## Exercise requirements:
Search the data for the word "matplotlib". Reproduce every line where it is found.

## Data entries:
>>
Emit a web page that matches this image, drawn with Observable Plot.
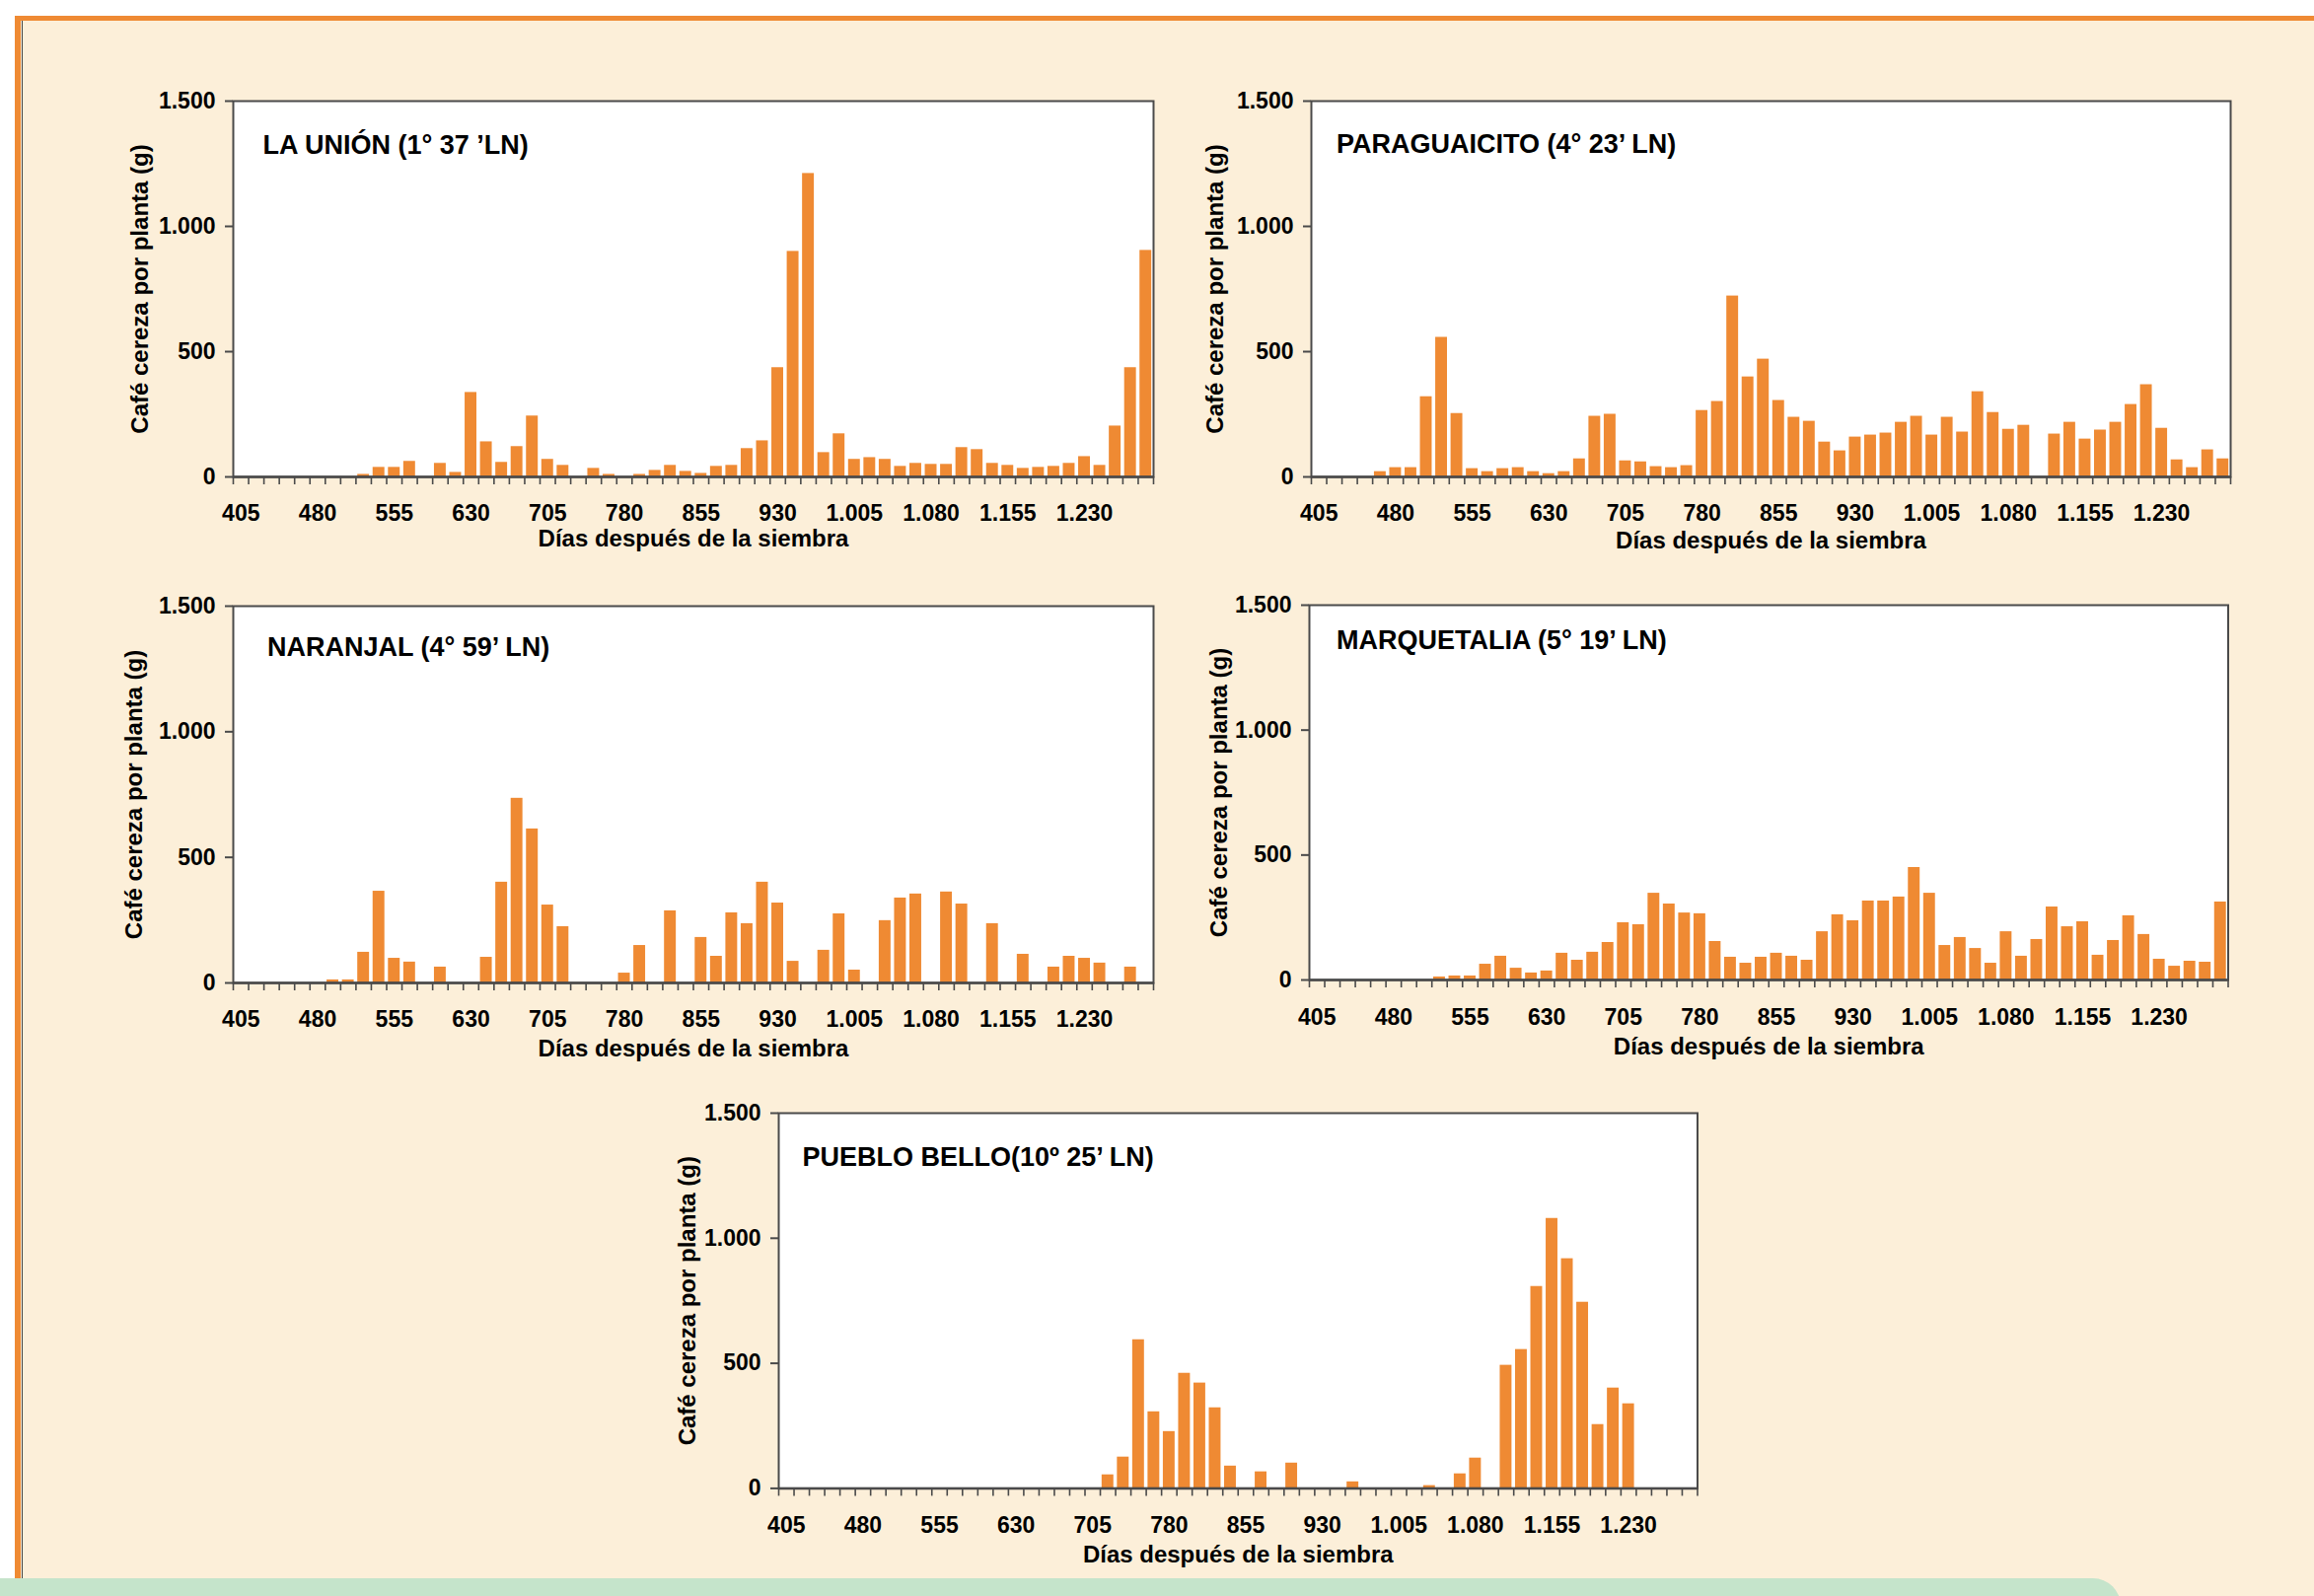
<!DOCTYPE html>
<html><head><meta charset="utf-8">
<script src="https://cdn.jsdelivr.net/npm/d3@7"></script>
<script src="https://cdn.jsdelivr.net/npm/@observablehq/plot@0.6"></script>
<style>
html,body{margin:0;padding:0;width:2346px;height:1618px;overflow:hidden;background:#fff;font-family:"Liberation Sans",Arial,sans-serif;}
#page{position:relative;width:2346px;height:1618px;}
.abs{position:absolute;}
</style></head><body><div id="page">
<div class="abs" style="left:15px;top:16px;width:2331px;height:1602px;background:#fcefd9"></div>
<div class="abs" style="left:15px;top:16px;width:2331px;height:5px;background:#ef8a33"></div>
<div class="abs" style="left:15px;top:16px;width:6px;height:1584px;background:#ef8a33"></div>
<div class="abs" style="left:22px;top:21px;width:1px;height:1579px;background:#444"></div>
<div class="abs" style="left:0;top:1600px;width:2150px;height:40px;background:#c5e4cb;border-top-right-radius:28px"></div>
</div>
<script>
// Days after sowing (one bar every 15 days)
const days = [405,420,435,450,465,480,495,510,525,540,555,570,585,600,615,630,645,660,675,690,
  705,720,735,750,765,780,795,810,825,840,855,870,885,900,915,930,945,960,975,990,
  1005,1020,1035,1050,1065,1080,1095,1110,1125,1140,1155,1170,1185,1200,1215,1230,1245,1260,1275,1290];
const labelDays = [405,480,555,630,705,780,855,930,1005,1080,1155,1230];
const yTicks = [0,500,1000,1500];

const titleLaUnion = "LA UNIÓN (1° 37 ’LN)";
const titleParaguaicito = "PARAGUAICITO (4° 23’ LN)";
const titleNaranjal = "NARANJAL (4° 59’ LN)";
const titleMarquetalia = "MARQUETALIA (5° 19’ LN)";
const titlePuebloBello = "PUEBLO BELLO(10º 25’ LN)";

const laUnion = [0,0,0,0,0,0,0,0,10,38,38,62,0,54,18,337,140,58,121,243,
  70,46,0,34,10,0,10,26,46,22,14,42,46,113,144,436,900,1211,97,172,
  70,77,70,42,54,50,50,117,109,54,46,34,38,42,54,81,46,203,436,904];
const paraguaicito = [0,0,0,0,21,37,37,320,557,253,33,21,33,37,21,13,21,72,242,250,
  64,60,41,37,45,265,301,722,399,470,305,238,222,139,104,159,167,175,218,242,
  167,238,179,340,257,190,206,0,171,218,151,187,218,289,368,194,68,37,108,72];
const naranjal = [0,0,0,0,0,0,12,12,122,365,98,83,0,63,0,0,102,401,735,613,
  310,224,0,0,0,39,149,0,287,0,181,106,279,236,401,318,86,0,130,275,
  51,0,248,338,354,0,362,314,0,236,0,114,0,63,106,98,79,0,63,0];
const marquetalia = [0,0,0,0,0,0,0,0,12,16,16,63,95,47,28,36,107,79,111,150,
  229,221,347,304,268,265,154,91,67,91,107,95,79,193,261,237,316,316,332,450,
  347,138,170,126,67,193,95,162,292,213,233,99,158,257,182,83,55,75,71,312];
const puebloBello = [0,0,0,0,0,0,0,0,0,0,0,0,0,0,0,0,0,0,0,0,
  0,54,125,594,306,227,460,421,322,89,0,66,0,101,0,0,0,26,0,0,
  0,0,11,0,58,121,0,492,555,807,1079,918,744,255,401,338,0,0,0,0];

const xTitle = "Días después de la siembra";
const yTitle = "Café cereza por planta (g)";

const fmt = d => d3.format(",")(d).replace(/,/g, ".");
const boundaries = days.map(d => d - 7.5).concat([days[days.length - 1] + 7.5]);
const FONT = '"Liberation Sans", Arial, Helvetica, sans-serif';
const AXIS = "#4a4a4a";
const BAR = "#ef8a33";

function panel(title, values, f) {
  const data = days.map((day, i) => ({day, value: values[i]})).filter(d => d.value > 0);
  const mL = 150, mR = 14, mT = 14, mB = 100;
  const chart = Plot.plot({
    width: mL + f.w + mR, height: mT + f.h + mB,
    marginLeft: mL, marginRight: mR, marginTop: mT, marginBottom: mB,
    x: {domain: [boundaries[0], boundaries[boundaries.length - 1]]},
    y: {domain: [0, 1500]},
    style: {background: "transparent", fontFamily: FONT, color: "#000", overflow: "visible"},
    marks: [
      Plot.frame({fill: "white", stroke: null}),
      Plot.rectY(data, {x1: d => d.day - 7.5, x2: d => d.day + 7.5, y: "value", fill: BAR, insetLeft: 1.8, insetRight: 1.8}),
      Plot.frame({stroke: AXIS, strokeWidth: 2}),
      Plot.ruleY([0], {stroke: AXIS, strokeWidth: 2.5}),
      Plot.axisY({ticks: yTicks, tickFormat: fmt, tickSize: 8, tickPadding: 10, fontSize: 23, fontWeight: "bold", stroke: AXIS, strokeWidth: 2, label: null}),
      Plot.axisX({ticks: boundaries, tickSize: 8, tickFormat: () => "", stroke: AXIS, strokeWidth: 1.6, label: null}),
      Plot.axisX({ticks: labelDays, tickSize: 0, tickPadding: f.xp, tickFormat: fmt, fontSize: 23, fontWeight: "bold", label: null}),
      Plot.text([title], {frameAnchor: "top-left", dx: f.tdx, dy: f.tdy, textAnchor: "start", lineAnchor: "bottom", fontSize: 27, fontWeight: "bold", fill: "#000"}),
      Plot.text([xTitle], {frameAnchor: "bottom", dy: f.xdy, textAnchor: "middle", lineAnchor: "bottom", fontSize: 24, fontWeight: "bold", fill: "#000"}),
      Plot.text([yTitle], {frameAnchor: "left", dx: f.ydx, rotate: -90, textAnchor: "middle", lineAnchor: "middle", fontSize: 24, fontWeight: "bold", fill: "#000"})
    ]
  });
  chart.style.position = "absolute";
  chart.style.left = (f.x - mL) + "px";
  chart.style.top = (f.y - mT) + "px";
  document.getElementById("page").appendChild(chart);
}

panel(titleLaUnion, laUnion, {x: 236, y: 102, w: 933, h: 381, tdx: 30, tdy: 53, ydx: -94, xdy: 70, xp: 28});
panel(titleParaguaicito, paraguaicito, {x: 1329, y: 102, w: 932, h: 381, tdx: 25.5, tdy: 52.5, ydx: -97, xdy: 72, xp: 28});
panel(titleNaranjal, naranjal, {x: 236, y: 614.3, w: 933, h: 382, tdx: 34.5, tdy: 50, ydx: -100, xdy: 74.5, xp: 28});
panel(titleMarquetalia, marquetalia, {x: 1326.5, y: 613, w: 931.5, h: 380, tdx: 27.5, tdy: 44.5, ydx: -91, xdy: 75.5, xp: 29});
panel(titlePuebloBello, puebloBello, {x: 789, y: 1128.3, w: 931.5, h: 380.4, tdx: 24, tdy: 54, ydx: -92, xdy: 75.5, xp: 29});
</script>
</body></html>
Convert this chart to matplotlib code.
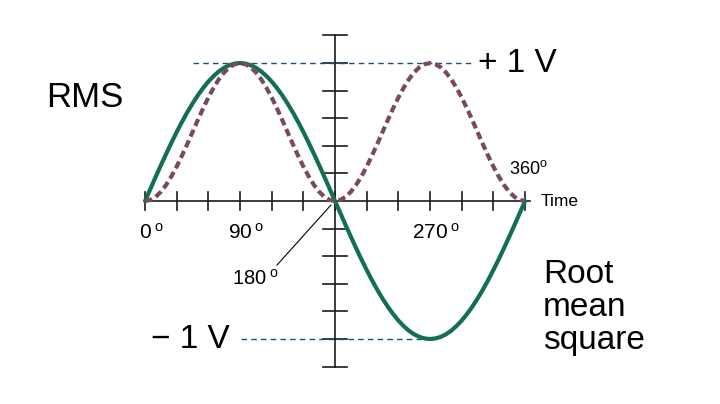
import matplotlib
matplotlib.use("Agg")
import matplotlib.pyplot as plt

# phase angle in degrees, read every 5 degrees
angle = list(range(0, 365, 5))
# green solid wave (volts)
voltage = [0, 0.087, 0.174, 0.259, 0.342, 0.423, 0.500, 0.574, 0.643, 0.707, 0.766, 0.819, 0.866, 0.906, 0.940, 0.966, 0.985, 0.996,
           1.0, 0.996, 0.985, 0.966, 0.940, 0.906, 0.866, 0.819, 0.766, 0.707, 0.643, 0.574, 0.500, 0.423, 0.342, 0.259, 0.174, 0.087,
           0, -0.087, -0.174, -0.259, -0.342, -0.423, -0.500, -0.574, -0.643, -0.707, -0.766, -0.819, -0.866, -0.906, -0.940, -0.966, -0.985, -0.996,
           -1.0, -0.996, -0.985, -0.966, -0.940, -0.906, -0.866, -0.819, -0.766, -0.707, -0.643, -0.574, -0.500, -0.423, -0.342, -0.259, -0.174, -0.087, 0]
# dashed squared wave
squared = [0, 0.008, 0.030, 0.067, 0.117, 0.179, 0.250, 0.329, 0.413, 0.500, 0.587, 0.671, 0.750, 0.821, 0.883, 0.933, 0.970, 0.992,
           1.0, 0.992, 0.970, 0.933, 0.883, 0.821, 0.750, 0.671, 0.587, 0.500, 0.413, 0.329, 0.250, 0.179, 0.117, 0.067, 0.030, 0.008,
           0, 0.008, 0.030, 0.067, 0.117, 0.179, 0.250, 0.329, 0.413, 0.500, 0.587, 0.671, 0.750, 0.821, 0.883, 0.933, 0.970, 0.992,
           1.0, 0.992, 0.970, 0.933, 0.883, 0.821, 0.750, 0.671, 0.587, 0.500, 0.413, 0.329, 0.250, 0.179, 0.117, 0.067, 0.030, 0.008, 0]

x_ticks = [0, 30, 60, 90, 120, 150, 180, 210, 240, 270, 300, 330, 360]
y_ticks = [-1.2, -1.0, -0.8, -0.6, -0.4, -0.2, 0.2, 0.4, 0.6, 0.8, 1.0, 1.2]
angle_labels = [(6, "0"), (96, "90"), (276, "270")]

GREEN = "#12704a"
MAUVE = "#7a4a5c"
BLUE = "#1f4e79"
plt.rcParams['font.family'] = ['Liberation Sans', 'DejaVu Sans']


def deg(s):
    return r"$\mathregular{" + s + r"\,^o}$"


fig = plt.figure(figsize=(7.2, 4.04), dpi=100)
ax = fig.add_axes([0, 0, 1, 1])
ax.set_xlim(-137.4, 544.7)
ax.set_ylim(-1.471, 1.457)
ax.axis('off')

# axes drawn by hand, crossing at 180 degrees
ax.plot([0, 365], [0, 0], color='#1a1a1a', lw=1.2)
ax.plot([180, 180], [-1.2, 1.2], color='#1a1a1a', lw=1.2)
for t in x_ticks:
    ax.plot([t, t], [-0.065, 0.065], color='#1a1a1a', lw=1.2)
for t in y_ticks:
    ax.plot([169, 191], [t, t], color='#1a1a1a', lw=1.2)

# peak reference lines
ax.plot([45, 311], [1, 1], color=BLUE, lw=1.0, dashes=(4, 3))
ax.plot([91, 270], [-1, -1], color=BLUE, lw=1.0, dashes=(4, 3))

ax.plot(angle, voltage, color=GREEN, lw=3.0, solid_capstyle='round', zorder=3)
ax.plot(angle, squared, color=MAUVE, lw=3.0, dashes=(1.8, 1.0), zorder=4)

for a, s in angle_labels:
    ax.text(a, -0.23, deg(s), fontsize=15, ha='center', va='center')
ax.text(345, 0.235, r"$\mathregular{360^o}$", fontsize=13, ha='left', va='center')
ax.text(82, -0.56, deg("180"), fontsize=14.5, ha='left', va='center')
ax.plot([125, 176], [-0.464, -0.03], color='black', lw=0.8)
ax.text(375, 0, "Time", fontsize=12.5, ha='left', va='center')

ax.text(315.5, 1.0, "+ 1 V", fontsize=24, ha='left', va='center')
ax.text(80, -1.0, "\u2212 1 V", fontsize=24, ha='right', va='center')
ax.text(-93.5, 0.75, "RMS", fontsize=25, ha='left', va='center')
ax.text(377, -0.77, "Root\nmean\nsquare", fontsize=24, ha='left', va='center', linespacing=1.08)

fig.savefig("out.png", dpi=100)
<<
## Answer for this exercise:
Convert this chart to matplotlib code.
import matplotlib
matplotlib.use("Agg")
import matplotlib.pyplot as plt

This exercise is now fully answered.